Radio Wave Emissions from Supernova 1987a

Jet Propulsion Laboratory https://www.jpl.nasa.gov/ March 11, 1987

NASA's Deep Space Network station near Canberra, Australia, configured with Australia's Parkes Radio Observatory is observing radio wave emissions from Supernova 1987a, the first such star explosion in the neighborhood of the Milky Way Galaxy since 1604.

NASA's Deep Space Network station near Canberra, Australia, configured with Australia's Parkes Radio Observatory is observing radio wave emissions from Supernova 1987a, the first such star explosion in the neighborhood of the Milky Way Galaxy since 1604.

Early optical readings indicate particle emission velocity of 10,000 kilometers (6,200 miles) per second, about 30th of the speed of light. The star explosion was first detected by astronomers Feb. 24.

The supernova, located in the Large Magellanic Cloud about 160,000 light years away, is at declination of 69 degrees South and can only be observed in the Southern Hemisphere.

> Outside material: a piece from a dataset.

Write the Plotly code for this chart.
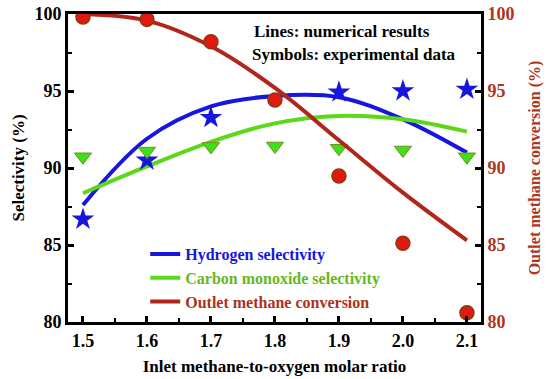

A spokesman for the Deep Space Network at the NASA Jet Propulsion Laboratory (JPL), Pasadena, Calif., said the 34-meter (110 feet) DSN antenna at Tidbinbilla near Canberra and the 64-meter (210 feet) Parkes facility 200 miles away are configured together using microwave link to form one giant radio telescope, process called interferometry.

The DSN-Parkes interferometer began observations Feb. 26. Parkes is operated by Australia's Commonwealth Scientific and Industrial Research Organization.

"These radio astronomy observations provide higher angular resolutions than can be achieved with existing Earth or space-based optical telescopes," said Dr. Nicholas Renzetti, manager of the Tracking and Data Acquisition Science Office at JPL.

Radio astronomy, which detects microwave emissions rather than visible light, using the interferometer can distinguish celestial objects tens to hundreds of times more accurately than can optical telescopes, he said.

The microwave link was established between DSN and Parkes for the Voyager 2 Uranus encounter in January, 1986. The link was critical to Voyager imaging and science data acquisition. The DSN also has stations near Madrid, Spain, and at Goldstone, Calif.